Loading crawl record output files for use in the sample CAS pipeline

To move the crawl output files to the appropriate incoming directory, use one of the scripts located in the [appdir]/control/cas directory.

To load crawl record output files for use in the sample CAS pipeline:

  1. To load baseline crawl data to the incoming/full directory and also copy any incremental data to the incoming/incremental directory, run the load_full_cas_crawl_data script. The record adapters in the pipeline look in these directories for the data files. Use this script if you are running baseline updates or delta updates.
  2. To load incremental crawl data to the data/partials/incoming directory, run the load_incremental_cas_crawl_data script.
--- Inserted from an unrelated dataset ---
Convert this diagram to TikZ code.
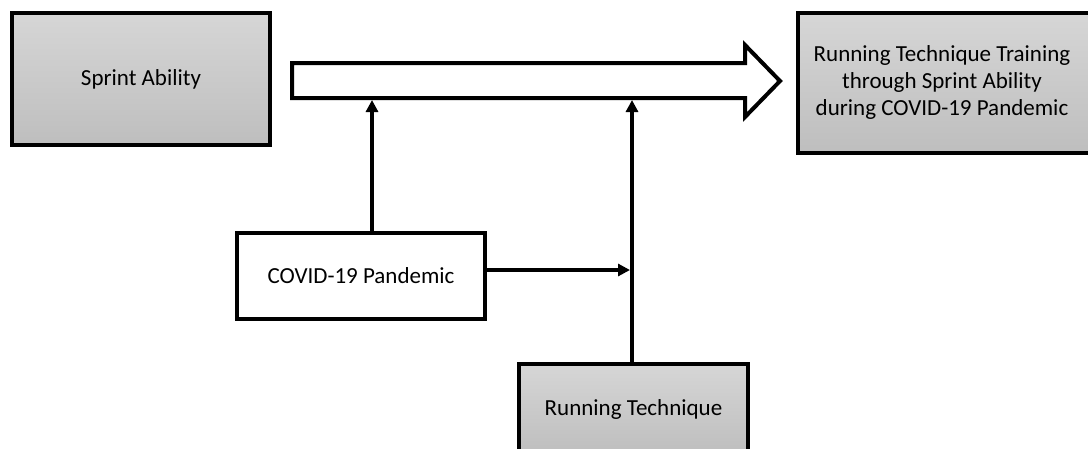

This script is used for partial updates.
Note that by default, the load_full_cas_crawl_data script renames the incremental data files when they are copied to the incoming/incremental directory. For example, this file in the data/complete_cas_crawl_output/incremental directory:
MyCrawl_2008.07.18.02.46.15_CrawlerOutput-INCR-sgmt000.bin.gz
will be renamed to this when copied to the incoming/incremental directory:
000001_MyCrawl_2008.07.18.02.46.15_CrawlerOutput-INCR-sgmt000.bin.gz

The reason is that the delta update pipeline must keep the most up-to-date copy of any incremental record. To make sure this happens, the incremental crawl files must be read in reverse chronological order (i.e., the file order must be reversed) so that the first copy of each record read (which is the only record the pipeline keeps) is the most recent copy.

This reordering is not required for a partial update pipeline, which reads the incremental files in chronological order and creates updates that will be progressed by the Dgraph in the same order (effectively applying the most recent updates). Therefore, incremental files being copied to the data/partials/incoming directory are not renamed.